Kampala — THE National Environment Management Authority yesterday broke the silence and voiced its strongest public opposition to the planned giveaway of part of Mabira Forest Reserve.
Nema, the principal environment agency, said the giveaway of 7,100 hectares of forest land to the Sugar Corporation of Uganda Limited, (Scoul) for conversion into a sugar plantation would have adverse environmental effects.
"As Nema we are opposed to the giveaway of Mabira Forest on economical, environmental, social and ecological grounds," Executive Director Henry Aryamanya Mugisha said yesterday. "The issue is the impact of giving away a natural forest for a sugarcane plantation," he added.
Speaking at a monthly news briefing, Dr Aryamanya said the body has been opposed to the giveaway and would maintain the stance. "I have told the same to the President", he said.
The Mabira issue has courted controversy since the planned giveaway hit the public domain.
Groups of environment activists have vowed to use all possible means to block the degazzetting of Mabira. They started out by sending mobile telephone short messages de-campaigning Lugazi sugar. The campaign also went online recently with a petition to save Mabira on a website: savemabira.petitiontime.com.

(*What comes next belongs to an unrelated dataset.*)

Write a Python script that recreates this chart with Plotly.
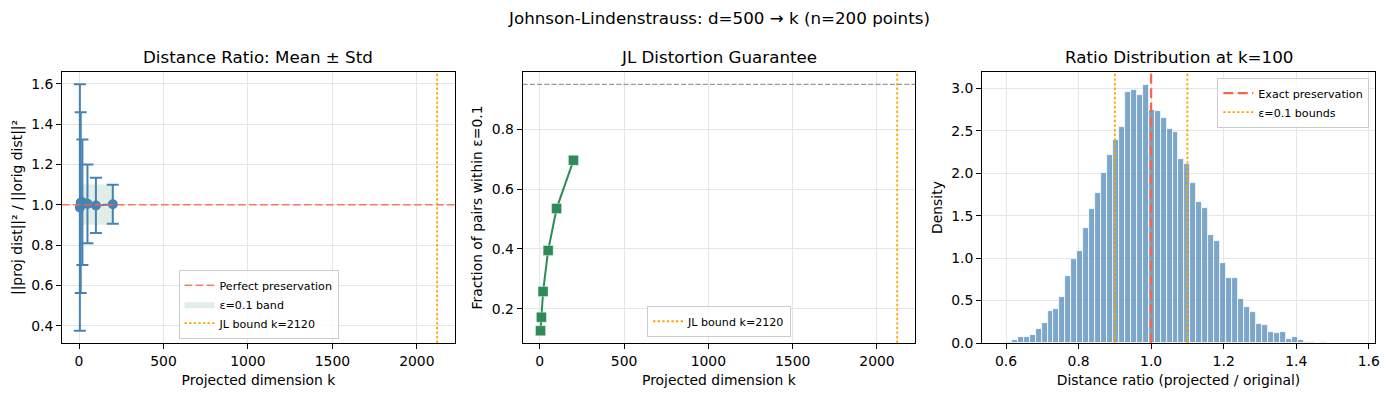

According to Nema, the removal of Mabira forest would drastically reduce the rainfall and bring about high temperatures in the neighbourhood.
"We have just witnessed the rising temperatures in the country with the few forests that have been cut. This cannot happen again," said Dr Aryamanya.
The giveaway of part of Uganda's largest natural forest now awaits approval of Parliament, the endorsement of the districts of Kayunga and Mukono where the forest is located, the provision of an alternative piece of land for a replacement of the forest and an Environmental Impact Assessment Study (EIAS) to be conducted by Nema.
The environment expert said replication of a national forest in another area is "almost impossible and takes a very long time". "You cannot compare Mabira with Namanve and Butamira forests which only had eucalyptus trees. These forests have different ecological functions."
He said Mabira has not gone yet and he considers the cabinet position as an opinion, "which they had to give anyway."
Cabinet allegedly endorsed the giveaway, although the Prime Minister Apolo Nsibambi has since denied the claims. Dr Aryamanya said even if they conducted the EIAS, it would not change Nema's opinions much.
"We have been involved in the discussion with the government over the giveaway of the forest since last year," he said. He said the documents Nema has seen show that the government intends to give the forest to Scoul, an organization that has so far preferred to remain silent on the matter.
Some activists had already begun accusing Nema of failing to execute its legal mandate to advise the government on environmental matters.
The National Association of Professional Environmentalists (Nape), which is an umbrella organization for the activists, said many government projects had been done without EIAS.
"We have learnt that many development projects have been sanctioned by the government without Nema doing an EIAS," Nape's Executive Director, Frank Muramuzi, told journalists around the same time Nema addressed the media.
This sign of weakness on Nema's side should not be accepted to continue because it puts the country particularly its environment at risk," he said.
EIAS is a study conducted to ascertain the potential effects of a designated development project on the local environment prior to the realisation of a project.
In a briefing at Speke Hotel in Kampala, Mr Muramuzi cited earlier giveaways of Butamira and Namanve Forests, and Buggala which he claimed went without Nema carrying out an EIAS.